_Your task_
The lines to extract run from the first line of the material below to the line containing "['SG50/C50D', 'SG50/C50,50%RH', 'SG50/C50W'];", both included; leave the pictures behind.

Start Material

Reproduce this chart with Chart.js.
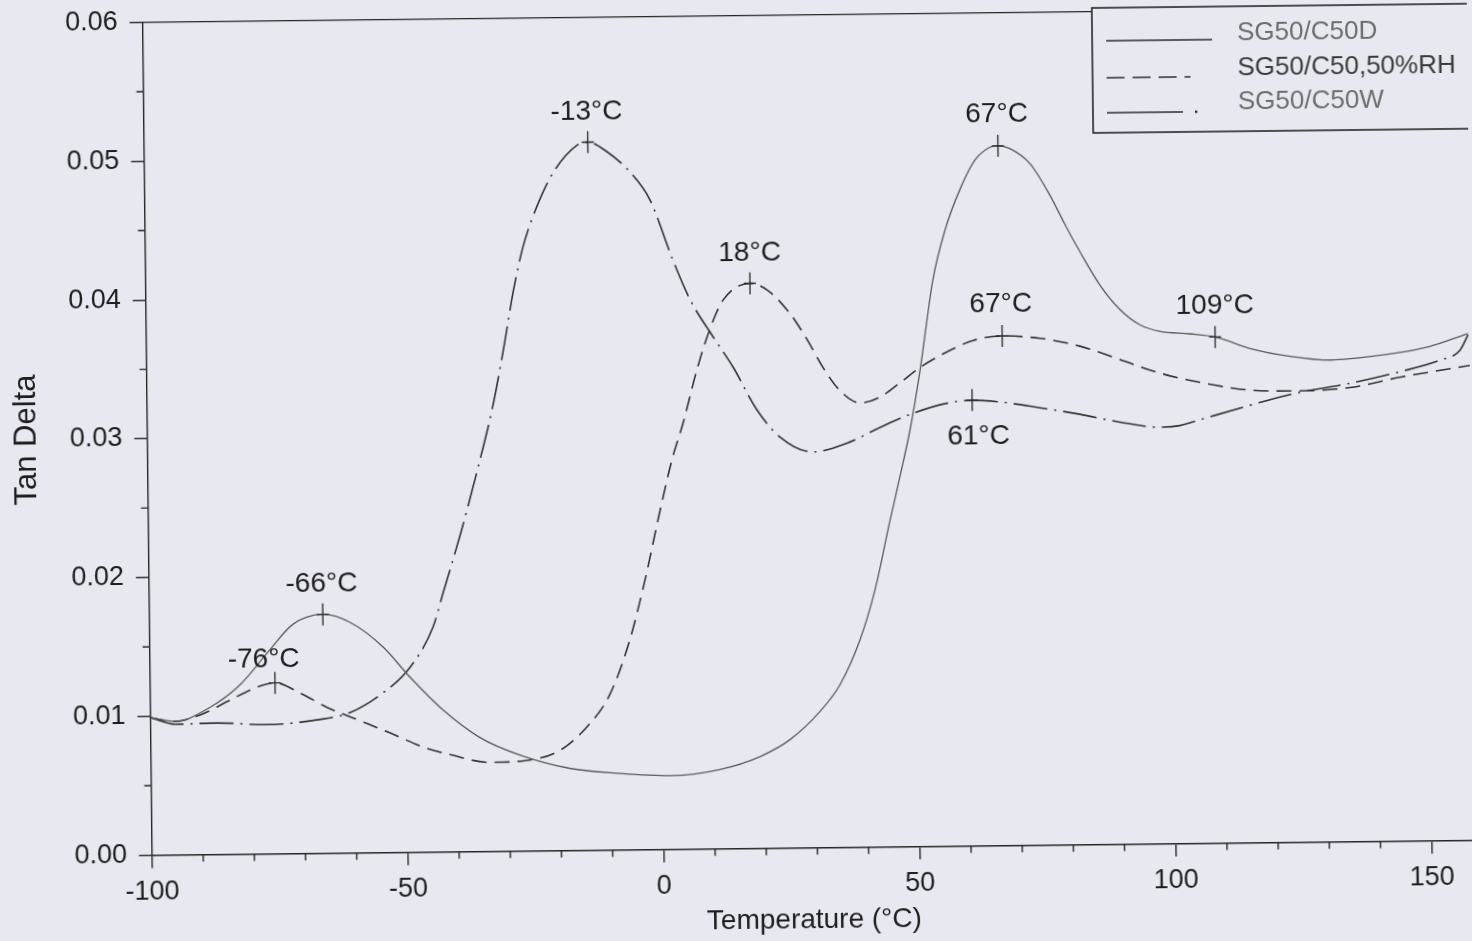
<!DOCTYPE html>
<html>
<head>
<meta charset="utf-8">
<script src="https://cdn.jsdelivr.net/npm/chart.js@4.4.1/dist/chart.umd.min.js"></script>
<style>
html,body{margin:0;padding:0;background:#e8e8f0;overflow:hidden;width:1472px;height:941px}
#wrap{position:absolute;left:0;top:0;width:1472px;height:941px;transform:rotate(-0.648deg);transform-origin:736px 470.5px}
canvas{display:block}
</style>
</head>
<body>
<div id="wrap"><canvas id="c" width="1472" height="941"></canvas></div>
<script>
// ---------------- data ----------------
const seriesNames = ['SG50/C50D', 'SG50/C50,50%RH', 'SG50/C50W'];

const tempD = [-100, -95.2, -88.3, -82.4, -76.5, -72.0, -66.1, -60.8, -54.4, -49.2, -42.8, -35.7, -27.9, -18.2, -8.4, 1.3, 11.1, 19.0, 24.9, 30.8, 34.75, 38.75, 41.8, 44.9, 46.9, 49.0, 51.1, 53.8, 56.3, 59.3, 62.3, 65.2, 66.8, 69.1, 73.0, 76.85, 79.7, 82.6, 86.4, 90.3, 94.1, 98.0, 103.9, 108.8, 115.6, 123.4, 131.2, 140.9, 150.7, 158.2];
const tanDeltaD = [0.0099, 0.0096, 0.0106, 0.0122, 0.0147, 0.0165, 0.0172, 0.0166, 0.0148, 0.0126, 0.0102, 0.0082, 0.0069, 0.0059, 0.0055, 0.0053, 0.0057, 0.0066, 0.0078, 0.0098, 0.0117, 0.0149, 0.0185, 0.0235, 0.0266, 0.0300, 0.0343, 0.0408, 0.0444, 0.0473, 0.0494, 0.0503, 0.0504, 0.0502, 0.0491, 0.0468, 0.0447, 0.0427, 0.0403, 0.0385, 0.0374, 0.0369, 0.0367, 0.03645, 0.0356, 0.0350, 0.0347, 0.0350, 0.0356, 0.0365];

const tempRH = [-100, -95.2, -90.3, -84.4, -79.5, -75.6, -70.7, -65.5, -59.7, -53.2, -46.8, -41.6, -33.8, -26.9, -20.1, -14.2, -10.2, -6.2, -3.1, 0.0, 2.4, 4.7, 7.5, 10.1, 12.75, 18.06, 21.4, 25.8, 29.1, 32.1, 35.4, 39.3, 43.2, 47.1, 51.1, 56.4, 61.5, 67.2, 74.6, 82.4, 90.2, 97.9, 105.7, 115.5, 125.2, 135.0, 144.8, 158.5];
const tanDeltaRH = [0.0099, 0.0096, 0.01005, 0.0111, 0.01195, 0.0123, 0.01155, 0.0105, 0.0096, 0.0086, 0.00756, 0.0070, 0.0064, 0.0065, 0.0072, 0.0091, 0.0112, 0.0151, 0.0194, 0.0244, 0.0280, 0.0307, 0.0345, 0.0374, 0.0395, 0.0407, 0.0402, 0.0385, 0.0366, 0.0346, 0.0329, 0.0320, 0.0324, 0.0334, 0.0345, 0.0356, 0.0364, 0.0367, 0.0365, 0.0359, 0.0349, 0.0339, 0.0332, 0.0326, 0.0325, 0.0327, 0.0334, 0.0342];

const tempW = [-100, -95.2, -87.0, -77.3, -67.5, -61.0, -54.5, -49.2, -44.6, -42.6, -39.1, -35.5, -32.6, -30.3, -28.25, -26.2, -23.4, -20.2, -15.4, -13.3, -9.6, -5.1, -1.3, 3.1, 6.3, 10.7, 14.55, 19.1, 23.6, 30.0, 36.65, 43.1, 49.6, 56.3, 61.2, 66.6, 74.4, 82.2, 90.0, 97.8, 101.7, 105.6, 115.4, 125.2, 135.0, 144.8, 152.7, 156.6, 158.2];
const tanDeltaW = [0.0099, 0.0094, 0.00946, 0.0093, 0.0096, 0.0101, 0.0115, 0.0133, 0.0162, 0.0186, 0.0228, 0.0276, 0.0318, 0.0360, 0.0402, 0.0435, 0.0464, 0.0488, 0.0508, 0.0510, 0.0503, 0.0488, 0.0468, 0.0424, 0.0396, 0.0369, 0.0347, 0.0316, 0.0296, 0.0285, 0.0291, 0.0302, 0.0312, 0.0319, 0.0321, 0.03195, 0.0315, 0.0310, 0.0304, 0.0300, 0.0301, 0.0305, 0.0315, 0.0324, 0.0330, 0.0338, 0.0346, 0.0353, 0.0364];

const xTickValues = [-100, -50, 0, 50, 100, 150];
const yTickValues = [0, 0.01, 0.02, 0.03, 0.04, 0.05, 0.06];

const peakLabels = ['-66\u00B0C', '-76\u00B0C', '-13\u00B0C', '18\u00B0C', '67\u00B0C', '67\u00B0C', '109\u00B0C', '61\u00B0C'];
const peakTemps = [-66.1, -75.6, -13.3, 18.06, 66.8, 67.2, 108.8, 61.2];
const peakValues = [0.0172, 0.0123, 0.0510, 0.0407, 0.0504, 0.0367, 0.03645, 0.0321];

// ---------------- styles ----------------
const FONT = "'Liberation Sans', Arial, Helvetica, sans-serif";
const INK = '#262626';
const BG = '#e8e8f0';

function pts(xs, ys) { return xs.map((t, i) => ({ x: t, y: ys[i] })); }

const common = { pointRadius: 0, pointHoverRadius: 0, fill: false, cubicInterpolationMode: 'monotone' };
const datasets = [
  Object.assign({ label: seriesNames[0], data: pts(tempD, tanDeltaD), borderColor: '#5a5a5a', borderWidth: 1.3, borderDash: [] }, common),
  Object.assign({ label: seriesNames[1], data: pts(tempRH, tanDeltaRH), borderColor: '#333333', borderWidth: 1.6, borderDash: [15, 8] }, common),
  Object.assign({ label: seriesNames[2], data: pts(tempW, tanDeltaW), borderColor: '#333333', borderWidth: 1.6, borderDash: [34, 7, 2, 7] }, common)
];

const decor = {
  id: 'decor',
  afterDraw(chart, args, o) {
    const { ctx, chartArea: a, scales: { x, y } } = chart;
    ctx.save();
    ctx.strokeStyle = INK;
    ctx.lineWidth = 1.4;
    ctx.setLineDash([]);
    // top frame line
    ctx.beginPath();
    ctx.moveTo(a.left, a.top);
    ctx.lineTo(a.right + 4, a.top);
    ctx.stroke();
    // minor ticks
    ctx.beginPath();
    for (let v = x.min + 10; v < x.max; v += 10) {
      if (Math.abs(v % 50) < 1e-9) continue;
      const px = x.getPixelForValue(v);
      ctx.moveTo(px, a.bottom);
      ctx.lineTo(px, a.bottom + o.minorLen);
    }
    for (let k = 1; k < 12; k += 2) {
      const py = y.getPixelForValue(k * 0.005);
      ctx.moveTo(a.left, py);
      ctx.lineTo(a.left - o.minorLen, py);
    }
    ctx.stroke();

    // peak markers and labels
    ctx.lineWidth = 1.3;
    ctx.font = o.peakFont;
    ctx.fillStyle = '#1e1e1e';
    ctx.textAlign = 'center';
    ctx.textBaseline = 'middle';
    peakTemps.forEach((t, i) => {
      const px = x.getPixelForValue(t);
      const py = y.getPixelForValue(peakValues[i]);
      ctx.beginPath();
      ctx.moveTo(px, py - 11);
      ctx.lineTo(px, py + 11);
      ctx.moveTo(px - 6, py);
      ctx.lineTo(px + 6, py);
      ctx.stroke();
      const off = o.labelOffsets[i];
      ctx.fillText(peakLabels[i], px + off[0], py + off[1]);
    });

    // legend
    const L = o.legend;
    ctx.fillStyle = BG;
    ctx.fillRect(L.x, L.y, L.w, L.h);
    ctx.lineWidth = 1.6;
    ctx.strokeStyle = INK;
    ctx.strokeRect(L.x, L.y, L.w, L.h);
    ctx.textAlign = 'left';
    ctx.textBaseline = 'middle';
    ctx.font = L.font;
    datasets.forEach((ds, i) => {
      const ly = L.lineY[i];
      ctx.strokeStyle = '#2e2e2e';
      ctx.lineWidth = 1.6;
      ctx.beginPath();
      if (i === 0) {
        ctx.setLineDash([]);
        ctx.moveTo(L.lineX0, ly); ctx.lineTo(L.lineX0 + 106, ly);
        ctx.stroke();
      } else if (i === 1) {
        ctx.setLineDash([18, 8]);
        ctx.moveTo(L.lineX0, ly); ctx.lineTo(L.lineX0 + 84, ly);
        ctx.stroke();
      } else {
        ctx.setLineDash([]);
        ctx.moveTo(L.lineX0, ly); ctx.lineTo(L.lineX0 + 76, ly);
        ctx.stroke();
        ctx.fillStyle = '#2e2e2e';
        ctx.fillRect(L.lineX0 + 88, ly - 1.2, 2.4, 2.4);
      }
      ctx.fillStyle = L.textColors[i];
      ctx.fillText(ds.label, L.textX, L.textY[i]);
    });
    ctx.restore();
  }
};

new Chart(document.getElementById('c'), {
  type: 'line',
  data: { datasets },
  plugins: [decor],
  options: {
    responsive: false,
    animation: false,
    events: [],
    layout: { autoPadding: false, padding: { left: 0, top: 0, right: 1, bottom: 0 } },
    plugins: {
      legend: { display: false },
      tooltip: { enabled: false },
      decor: {
        minorLen: 7,
        peakFont: '28px ' + FONT,
        labelOffsets: [[-1, -30], [-11, -23], [-1, -30], [0, -30], [-1, -32], [-1, -32], [0, -31], [6, 36]],
        legend: {
          x: 1097, y: 12, w: 420, h: 125,
          lineX0: 1111, lineY: [45, 82, 117],
          textX: 1242, textY: [39, 74, 108],
          font: '26px ' + FONT,
          textColors: ['#6e6e6e', '#3a3a3a', '#6e6e6e']
        }
      }
    },
    scales: {
      x: {
        type: 'linear',
        min: -100,
        max: 158.5,
        afterFit: s => { s.height = 92.6; },
        afterBuildTicks: s => { s.ticks = xTickValues.map(v => ({ value: v })); },
        ticks: { font: { family: FONT, size: 27 }, color: '#1e1e1e', padding: 8, maxRotation: 0, autoSkip: false },
        grid: { display: true, drawOnChartArea: false, drawTicks: true, tickLength: 13, color: INK, lineWidth: 1.4 },
        border: { display: true, color: INK, width: 1.4 },
        title: { display: true, text: 'Temperature (\u00B0C)', font: { family: FONT, size: 28 }, color: '#1e1e1e', padding: { top: 0, bottom: 3 } }
      },
      y: {
        type: 'linear',
        min: 0,
        max: 0.06,
        afterFit: s => { s.width = 147.7; },
        afterBuildTicks: s => { s.ticks = yTickValues.map(v => ({ value: v })); },
        ticks: { font: { family: FONT, size: 27, lineHeight: 0.2667 }, color: '#1e1e1e', padding: 12, callback: v => Number(v).toFixed(2), autoSkip: false },
        grid: { display: true, drawOnChartArea: false, drawTicks: true, tickLength: 13, color: INK, lineWidth: 1.4 },
        border: { display: true, color: INK, width: 1.4 },
        title: { display: true, text: 'Tan Delta', font: { family: FONT, size: 31 }, color: '#1e1e1e', padding: { top: 9, bottom: 0 } }
      }
    }
  }
});
</script>
</body>
</html>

End Material

_Exercise response_
Reproduce this chart with Chart.js.
<!DOCTYPE html>
<html>
<head>
<meta charset="utf-8">
<script src="https://cdn.jsdelivr.net/npm/chart.js@4.4.1/dist/chart.umd.min.js"></script>
<style>
html,body{margin:0;padding:0;background:#e8e8f0;overflow:hidden;width:1472px;height:941px}
#wrap{position:absolute;left:0;top:0;width:1472px;height:941px;transform:rotate(-0.648deg);transform-origin:736px 470.5px}
canvas{display:block}
</style>
</head>
<body>
<div id="wrap"><canvas id="c" width="1472" height="941"></canvas></div>
<script>
// ---------------- data ----------------
const seriesNames = ['SG50/C50D', 'SG50/C50,50%RH', 'SG50/C50W'];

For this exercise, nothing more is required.